9. The method of claim 8, wherein the center conductor portion includes a first folded resonator assembly including a series of center conductor surface portions comprising:

an interior center conductor portion having an interior center conductor proximal end and an interior center conductor distal end;

an exterior center conductor portion having an exterior center conductor proximal end and an exterior center conductor distal end between which an inward-facing exterior center conductor portion surrounds the interior center conductor portion and an outward-facing exterior center conductor portion is surrounded by the outer conductor;

a connecting center conductor portion connected to the interior center conductor distal end and the exterior center conductor distal end;

wherein the interior center conductor proximal end and the exterior center conductor proximal end are substantially coplanar to the outer conductor proximal end, the interior center conductor distal end and the exterior center conductor distal end are substantially coplanar to the outer conductor distal end, and the center conductor electrical length is further defined as running

along the interior center conductor portion between the interior center conductor proximal end to the connecting center conductor portion,

along the inward-facing exterior center conductor portion between the exterior center conductor distal end to the exterior center conductor proximal end, and

along the outward-facing exterior center conductor portion between the exterior center conductor proximal end to the exterior center conductor distal end.

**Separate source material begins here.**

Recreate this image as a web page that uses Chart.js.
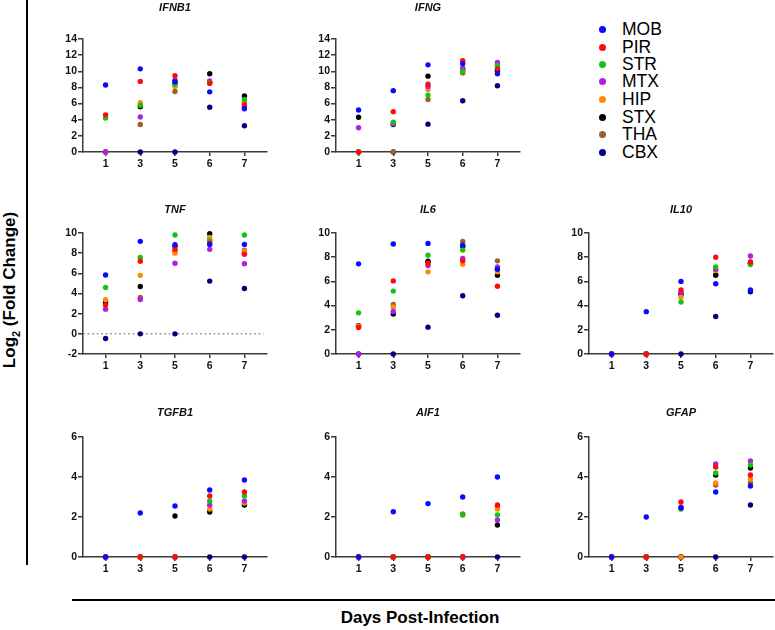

10. A method of splitting a dual signal including a radio frequency signal and a direct current signal, comprising:

connecting the dual signal to a distal end of a center conductor portion of a coaxial cavity resonator assembly, wherein a center conductor electrical length is defined between the center conductor proximal end and a center conductor distal end, wherein the coaxial cavity resonator assembly also includes an outer conductor having an outer conductor electrical length defined between an outer conductor proximal end and an outer conductor distal end; decoupling the radio frequency signal from the center conductor portion of the

coaxial cavity resonator assembly, wherein the center conductor electrical length is longer than the outer conductor electrical length by an integer multiple of one- half of one wavelength; and transmitting from the center conductor proximal end the direct current signal.

11. The method of claim 10, wherein the center conductor portion includes a first folded resonator assembly including a series of center conductor surface portions comprising:

an interior center conductor portion having an interior center conductor proximal end and an interior center conductor distal end;

an exterior center conductor portion having an exterior center conductor proximal end and an exterior center conductor distal end between which an inward-facing exterior center conductor portion surrounds the interior center conductor portion and an outward-facing exterior center conductor portion is surrounded by the outer conductor;

a connecting center conductor portion connected to the interior center conductor distal end and the exterior center conductor distal end;

wherein the interior center conductor proximal end and the exterior center conductor proximal end are substantially coplanar to the outer conductor proximal end, the interior center conductor distal end and the exterior center conductor distal end are substantially coplanar to the outer conductor distal end, and the center conductor electrical length is further defined as running

along the interior center conductor portion between the interior center conductor proximal end to the connecting center conductor portion,

along the inward-facing exterior center conductor portion between the exterior center conductor distal end to the exterior center conductor proximal end, and

along the outward-facing exterior center conductor portion between the exterior center conductor proximal end to the exterior center conductor distal end.